Exercise instructions :: Copy exactly, and only, the lines below from the first through the one containing "const depthTicks = [-1, 0, 1, 2, 3];", both included; pictures are omitted.
※ ※ ※
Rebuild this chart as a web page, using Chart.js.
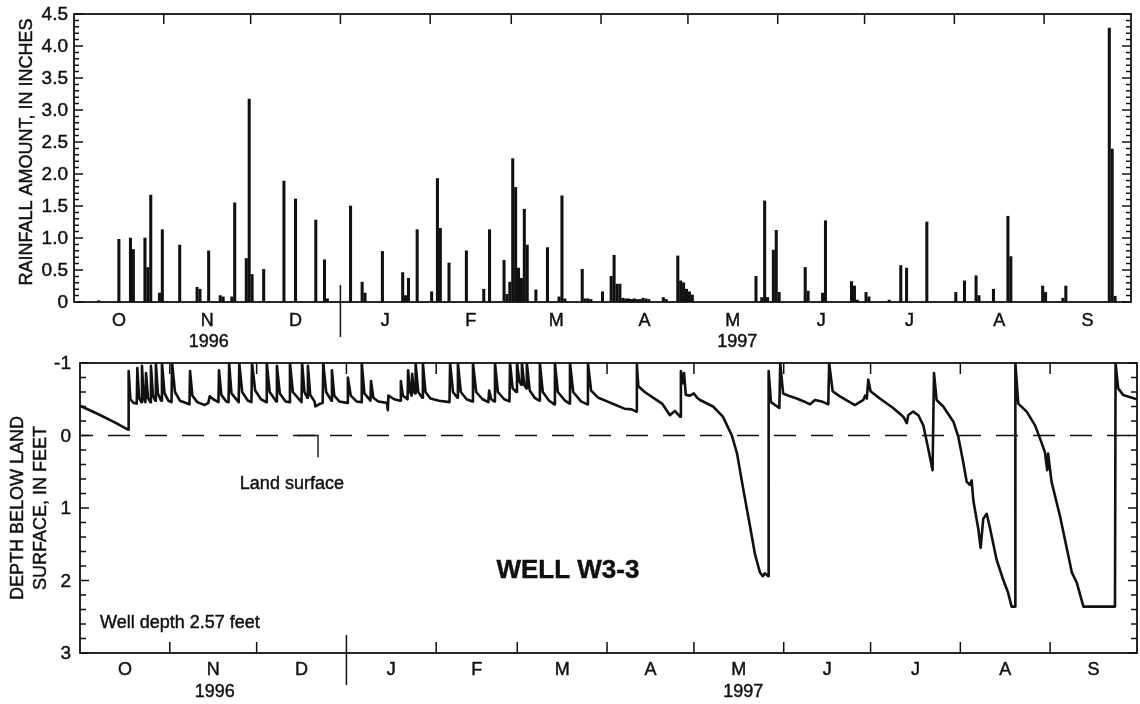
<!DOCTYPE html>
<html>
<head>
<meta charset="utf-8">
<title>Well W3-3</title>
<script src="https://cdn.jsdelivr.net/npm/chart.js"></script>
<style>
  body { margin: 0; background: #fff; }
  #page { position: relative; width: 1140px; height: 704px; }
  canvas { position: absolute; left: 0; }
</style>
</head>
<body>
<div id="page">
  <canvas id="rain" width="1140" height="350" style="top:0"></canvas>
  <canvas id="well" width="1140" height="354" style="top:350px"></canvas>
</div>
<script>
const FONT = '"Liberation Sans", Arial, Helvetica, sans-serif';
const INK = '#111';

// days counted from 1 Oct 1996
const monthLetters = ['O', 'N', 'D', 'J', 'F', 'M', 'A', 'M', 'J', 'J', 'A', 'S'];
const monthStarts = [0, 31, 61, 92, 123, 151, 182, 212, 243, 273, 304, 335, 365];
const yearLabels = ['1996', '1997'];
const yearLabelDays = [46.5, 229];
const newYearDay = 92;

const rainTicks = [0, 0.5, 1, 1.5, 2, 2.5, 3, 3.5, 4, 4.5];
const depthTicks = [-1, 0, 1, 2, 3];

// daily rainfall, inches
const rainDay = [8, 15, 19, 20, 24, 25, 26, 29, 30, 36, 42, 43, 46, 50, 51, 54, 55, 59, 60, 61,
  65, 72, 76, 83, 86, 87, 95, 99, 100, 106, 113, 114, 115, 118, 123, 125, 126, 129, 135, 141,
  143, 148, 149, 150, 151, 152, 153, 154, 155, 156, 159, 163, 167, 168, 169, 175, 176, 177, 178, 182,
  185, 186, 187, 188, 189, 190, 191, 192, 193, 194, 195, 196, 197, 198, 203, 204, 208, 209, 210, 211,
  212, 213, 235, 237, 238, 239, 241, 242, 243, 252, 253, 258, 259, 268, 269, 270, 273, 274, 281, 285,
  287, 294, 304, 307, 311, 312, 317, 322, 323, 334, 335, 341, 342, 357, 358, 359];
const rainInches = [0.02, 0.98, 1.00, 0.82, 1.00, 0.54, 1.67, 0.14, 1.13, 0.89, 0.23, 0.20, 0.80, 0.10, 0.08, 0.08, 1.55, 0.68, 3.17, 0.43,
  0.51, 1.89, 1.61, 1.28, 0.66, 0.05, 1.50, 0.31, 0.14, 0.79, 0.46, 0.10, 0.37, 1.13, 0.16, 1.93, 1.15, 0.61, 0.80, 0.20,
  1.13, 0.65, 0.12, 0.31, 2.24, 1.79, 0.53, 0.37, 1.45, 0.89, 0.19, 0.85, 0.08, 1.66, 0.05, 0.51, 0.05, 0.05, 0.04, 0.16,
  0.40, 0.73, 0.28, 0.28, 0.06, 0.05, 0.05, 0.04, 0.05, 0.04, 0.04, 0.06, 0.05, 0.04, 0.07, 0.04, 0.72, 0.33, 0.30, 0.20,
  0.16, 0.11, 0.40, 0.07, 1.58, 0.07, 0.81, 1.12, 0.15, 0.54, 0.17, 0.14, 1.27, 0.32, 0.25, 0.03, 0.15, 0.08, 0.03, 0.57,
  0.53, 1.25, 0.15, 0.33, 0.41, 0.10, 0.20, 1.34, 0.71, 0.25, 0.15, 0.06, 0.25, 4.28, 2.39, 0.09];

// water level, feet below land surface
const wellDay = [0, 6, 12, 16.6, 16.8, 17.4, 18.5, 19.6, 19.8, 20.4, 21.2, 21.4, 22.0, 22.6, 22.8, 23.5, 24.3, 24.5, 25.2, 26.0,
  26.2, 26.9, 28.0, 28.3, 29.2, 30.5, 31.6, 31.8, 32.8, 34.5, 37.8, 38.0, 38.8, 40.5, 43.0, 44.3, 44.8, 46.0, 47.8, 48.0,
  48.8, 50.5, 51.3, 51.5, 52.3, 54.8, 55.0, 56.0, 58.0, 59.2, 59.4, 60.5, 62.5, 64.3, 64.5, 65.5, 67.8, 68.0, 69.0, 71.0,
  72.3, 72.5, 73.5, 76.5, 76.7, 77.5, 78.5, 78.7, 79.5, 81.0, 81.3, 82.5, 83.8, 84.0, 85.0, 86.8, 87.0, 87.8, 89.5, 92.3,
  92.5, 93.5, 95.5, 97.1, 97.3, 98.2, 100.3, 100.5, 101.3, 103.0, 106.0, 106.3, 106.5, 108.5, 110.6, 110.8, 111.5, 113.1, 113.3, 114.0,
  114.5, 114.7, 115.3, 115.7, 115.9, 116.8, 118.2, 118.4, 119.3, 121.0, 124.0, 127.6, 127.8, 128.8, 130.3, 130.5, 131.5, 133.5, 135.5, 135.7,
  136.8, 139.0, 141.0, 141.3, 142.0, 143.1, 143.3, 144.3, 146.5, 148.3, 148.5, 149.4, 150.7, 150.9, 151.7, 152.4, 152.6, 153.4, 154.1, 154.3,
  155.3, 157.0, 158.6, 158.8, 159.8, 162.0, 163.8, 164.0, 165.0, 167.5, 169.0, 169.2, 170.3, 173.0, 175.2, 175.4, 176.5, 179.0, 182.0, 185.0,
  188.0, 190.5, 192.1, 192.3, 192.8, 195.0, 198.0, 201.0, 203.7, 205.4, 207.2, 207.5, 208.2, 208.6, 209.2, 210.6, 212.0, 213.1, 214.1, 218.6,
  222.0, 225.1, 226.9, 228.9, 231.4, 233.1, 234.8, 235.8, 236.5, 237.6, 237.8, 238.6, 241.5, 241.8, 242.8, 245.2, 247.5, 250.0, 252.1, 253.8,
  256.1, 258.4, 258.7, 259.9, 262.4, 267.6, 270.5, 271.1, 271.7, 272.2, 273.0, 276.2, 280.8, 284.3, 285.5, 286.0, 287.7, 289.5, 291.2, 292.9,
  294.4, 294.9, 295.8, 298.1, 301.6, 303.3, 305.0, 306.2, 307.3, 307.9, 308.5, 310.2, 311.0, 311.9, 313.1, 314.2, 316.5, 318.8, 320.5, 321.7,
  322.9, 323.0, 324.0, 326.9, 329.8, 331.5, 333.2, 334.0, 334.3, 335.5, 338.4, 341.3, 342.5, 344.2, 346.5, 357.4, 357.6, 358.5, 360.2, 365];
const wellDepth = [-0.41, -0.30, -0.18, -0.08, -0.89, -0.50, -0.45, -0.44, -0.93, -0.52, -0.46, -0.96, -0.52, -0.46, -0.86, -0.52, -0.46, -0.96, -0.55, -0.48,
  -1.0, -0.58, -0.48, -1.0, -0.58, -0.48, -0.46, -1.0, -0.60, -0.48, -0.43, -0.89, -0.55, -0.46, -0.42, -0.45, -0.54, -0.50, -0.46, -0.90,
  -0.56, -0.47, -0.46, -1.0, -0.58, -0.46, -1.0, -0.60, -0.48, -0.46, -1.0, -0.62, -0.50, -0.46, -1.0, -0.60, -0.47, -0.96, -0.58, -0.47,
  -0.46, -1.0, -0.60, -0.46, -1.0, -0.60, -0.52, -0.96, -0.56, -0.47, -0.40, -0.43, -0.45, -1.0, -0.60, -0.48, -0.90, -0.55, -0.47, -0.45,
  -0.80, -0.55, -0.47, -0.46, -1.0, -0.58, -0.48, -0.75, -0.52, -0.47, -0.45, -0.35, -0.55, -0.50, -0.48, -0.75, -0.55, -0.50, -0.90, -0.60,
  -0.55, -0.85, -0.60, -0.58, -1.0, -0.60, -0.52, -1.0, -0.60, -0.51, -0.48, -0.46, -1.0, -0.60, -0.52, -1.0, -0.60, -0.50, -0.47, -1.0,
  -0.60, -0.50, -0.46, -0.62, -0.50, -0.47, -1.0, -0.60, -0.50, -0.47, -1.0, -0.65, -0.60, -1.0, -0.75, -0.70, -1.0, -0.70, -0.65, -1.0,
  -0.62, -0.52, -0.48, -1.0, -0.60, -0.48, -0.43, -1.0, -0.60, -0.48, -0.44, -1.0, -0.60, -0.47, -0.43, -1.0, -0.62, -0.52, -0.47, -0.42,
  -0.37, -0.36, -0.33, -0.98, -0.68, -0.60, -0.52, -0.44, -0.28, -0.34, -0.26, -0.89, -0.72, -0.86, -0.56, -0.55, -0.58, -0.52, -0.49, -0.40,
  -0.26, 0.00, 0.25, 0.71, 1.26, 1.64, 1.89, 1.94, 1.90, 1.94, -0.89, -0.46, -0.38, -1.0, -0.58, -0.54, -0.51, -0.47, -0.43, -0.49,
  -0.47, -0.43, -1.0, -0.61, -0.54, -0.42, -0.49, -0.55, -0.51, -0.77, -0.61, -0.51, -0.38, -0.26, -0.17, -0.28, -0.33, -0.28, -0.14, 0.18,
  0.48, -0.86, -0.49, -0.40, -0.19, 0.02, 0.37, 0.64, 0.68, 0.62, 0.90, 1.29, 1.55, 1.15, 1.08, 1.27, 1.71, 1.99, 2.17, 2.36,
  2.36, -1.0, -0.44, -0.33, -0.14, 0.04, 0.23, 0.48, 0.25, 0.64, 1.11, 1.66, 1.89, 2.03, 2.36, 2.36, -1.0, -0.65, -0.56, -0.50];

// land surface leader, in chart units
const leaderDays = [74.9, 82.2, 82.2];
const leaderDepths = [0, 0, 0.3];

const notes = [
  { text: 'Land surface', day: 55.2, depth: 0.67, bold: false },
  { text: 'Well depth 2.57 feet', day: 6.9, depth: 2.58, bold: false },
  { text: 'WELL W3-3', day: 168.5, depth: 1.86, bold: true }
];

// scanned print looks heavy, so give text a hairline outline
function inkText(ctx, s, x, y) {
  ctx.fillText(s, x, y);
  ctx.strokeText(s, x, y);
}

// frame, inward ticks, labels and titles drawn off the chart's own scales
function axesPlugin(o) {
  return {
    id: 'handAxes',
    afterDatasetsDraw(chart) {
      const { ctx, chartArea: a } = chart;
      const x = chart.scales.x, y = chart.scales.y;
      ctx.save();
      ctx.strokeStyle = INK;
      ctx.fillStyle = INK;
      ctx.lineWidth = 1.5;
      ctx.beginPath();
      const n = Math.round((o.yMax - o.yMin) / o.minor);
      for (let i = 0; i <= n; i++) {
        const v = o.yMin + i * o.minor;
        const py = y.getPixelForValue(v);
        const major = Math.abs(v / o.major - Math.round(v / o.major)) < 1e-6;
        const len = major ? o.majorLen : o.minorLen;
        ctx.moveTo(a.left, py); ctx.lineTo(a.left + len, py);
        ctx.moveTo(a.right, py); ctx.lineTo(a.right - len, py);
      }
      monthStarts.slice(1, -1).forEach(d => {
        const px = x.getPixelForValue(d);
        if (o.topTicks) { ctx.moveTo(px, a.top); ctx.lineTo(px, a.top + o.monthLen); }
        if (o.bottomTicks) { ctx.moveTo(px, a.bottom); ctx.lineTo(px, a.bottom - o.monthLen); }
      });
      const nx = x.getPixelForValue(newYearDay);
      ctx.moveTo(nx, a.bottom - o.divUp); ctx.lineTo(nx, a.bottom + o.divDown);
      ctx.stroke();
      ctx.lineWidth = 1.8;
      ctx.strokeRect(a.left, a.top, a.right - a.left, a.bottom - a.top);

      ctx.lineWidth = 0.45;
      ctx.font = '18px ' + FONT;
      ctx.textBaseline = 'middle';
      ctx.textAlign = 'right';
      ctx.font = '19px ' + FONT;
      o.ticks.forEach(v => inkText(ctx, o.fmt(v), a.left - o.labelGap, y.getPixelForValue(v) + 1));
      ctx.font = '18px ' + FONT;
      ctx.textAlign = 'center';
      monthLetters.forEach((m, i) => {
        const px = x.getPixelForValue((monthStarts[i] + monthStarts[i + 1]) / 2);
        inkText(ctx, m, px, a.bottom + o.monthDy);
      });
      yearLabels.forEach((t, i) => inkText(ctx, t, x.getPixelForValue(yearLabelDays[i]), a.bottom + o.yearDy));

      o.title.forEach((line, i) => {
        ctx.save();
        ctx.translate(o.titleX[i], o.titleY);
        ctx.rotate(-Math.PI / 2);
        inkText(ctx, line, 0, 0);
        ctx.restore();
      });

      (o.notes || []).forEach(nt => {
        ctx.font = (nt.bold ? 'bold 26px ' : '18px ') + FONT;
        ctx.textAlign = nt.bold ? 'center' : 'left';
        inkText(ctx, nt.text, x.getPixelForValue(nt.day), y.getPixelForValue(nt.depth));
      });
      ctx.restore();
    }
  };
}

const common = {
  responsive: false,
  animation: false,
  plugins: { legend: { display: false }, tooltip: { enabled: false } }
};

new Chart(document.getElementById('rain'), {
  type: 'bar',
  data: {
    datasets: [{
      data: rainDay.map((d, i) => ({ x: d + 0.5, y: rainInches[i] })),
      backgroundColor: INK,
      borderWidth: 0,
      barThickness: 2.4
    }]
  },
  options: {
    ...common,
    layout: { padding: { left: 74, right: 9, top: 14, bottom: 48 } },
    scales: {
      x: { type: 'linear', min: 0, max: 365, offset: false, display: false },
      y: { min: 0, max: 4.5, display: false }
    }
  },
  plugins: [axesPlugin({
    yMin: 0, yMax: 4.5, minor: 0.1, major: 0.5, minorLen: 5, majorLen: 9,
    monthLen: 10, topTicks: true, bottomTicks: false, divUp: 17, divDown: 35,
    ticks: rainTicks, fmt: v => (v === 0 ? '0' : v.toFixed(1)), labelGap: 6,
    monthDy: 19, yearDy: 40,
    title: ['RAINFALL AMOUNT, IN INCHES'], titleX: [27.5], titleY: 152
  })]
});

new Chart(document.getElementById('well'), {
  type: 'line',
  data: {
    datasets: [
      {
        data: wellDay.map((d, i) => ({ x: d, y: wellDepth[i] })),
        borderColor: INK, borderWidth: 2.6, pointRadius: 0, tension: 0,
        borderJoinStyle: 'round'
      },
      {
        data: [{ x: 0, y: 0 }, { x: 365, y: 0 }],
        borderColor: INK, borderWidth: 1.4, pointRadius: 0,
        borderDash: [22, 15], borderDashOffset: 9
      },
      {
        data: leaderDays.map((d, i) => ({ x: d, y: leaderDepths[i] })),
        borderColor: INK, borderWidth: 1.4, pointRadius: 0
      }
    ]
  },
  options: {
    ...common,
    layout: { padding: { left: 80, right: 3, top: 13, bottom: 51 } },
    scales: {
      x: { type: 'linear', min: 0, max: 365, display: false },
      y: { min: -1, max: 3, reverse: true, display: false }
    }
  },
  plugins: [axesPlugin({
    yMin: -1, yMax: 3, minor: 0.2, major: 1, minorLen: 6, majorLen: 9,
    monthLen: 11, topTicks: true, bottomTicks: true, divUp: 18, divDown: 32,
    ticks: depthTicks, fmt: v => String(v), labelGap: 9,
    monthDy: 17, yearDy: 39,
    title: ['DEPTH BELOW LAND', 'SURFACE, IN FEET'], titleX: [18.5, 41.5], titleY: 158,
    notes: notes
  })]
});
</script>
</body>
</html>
※ ※ ※
Solved problem ::
Rebuild this chart as a web page, using Chart.js.
<!DOCTYPE html>
<html>
<head>
<meta charset="utf-8">
<title>Well W3-3</title>
<script src="https://cdn.jsdelivr.net/npm/chart.js"></script>
<style>
  body { margin: 0; background: #fff; }
  #page { position: relative; width: 1140px; height: 704px; }
  canvas { position: absolute; left: 0; }
</style>
</head>
<body>
<div id="page">
  <canvas id="rain" width="1140" height="350" style="top:0"></canvas>
  <canvas id="well" width="1140" height="354" style="top:350px"></canvas>
</div>
<script>
const FONT = '"Liberation Sans", Arial, Helvetica, sans-serif';
const INK = '#111';

// days counted from 1 Oct 1996
const monthLetters = ['O', 'N', 'D', 'J', 'F', 'M', 'A', 'M', 'J', 'J', 'A', 'S'];
const monthStarts = [0, 31, 61, 92, 123, 151, 182, 212, 243, 273, 304, 335, 365];
const yearLabels = ['1996', '1997'];
const yearLabelDays = [46.5, 229];
const newYearDay = 92;

const rainTicks = [0, 0.5, 1, 1.5, 2, 2.5, 3, 3.5, 4, 4.5];
const depthTicks = [-1, 0, 1, 2, 3];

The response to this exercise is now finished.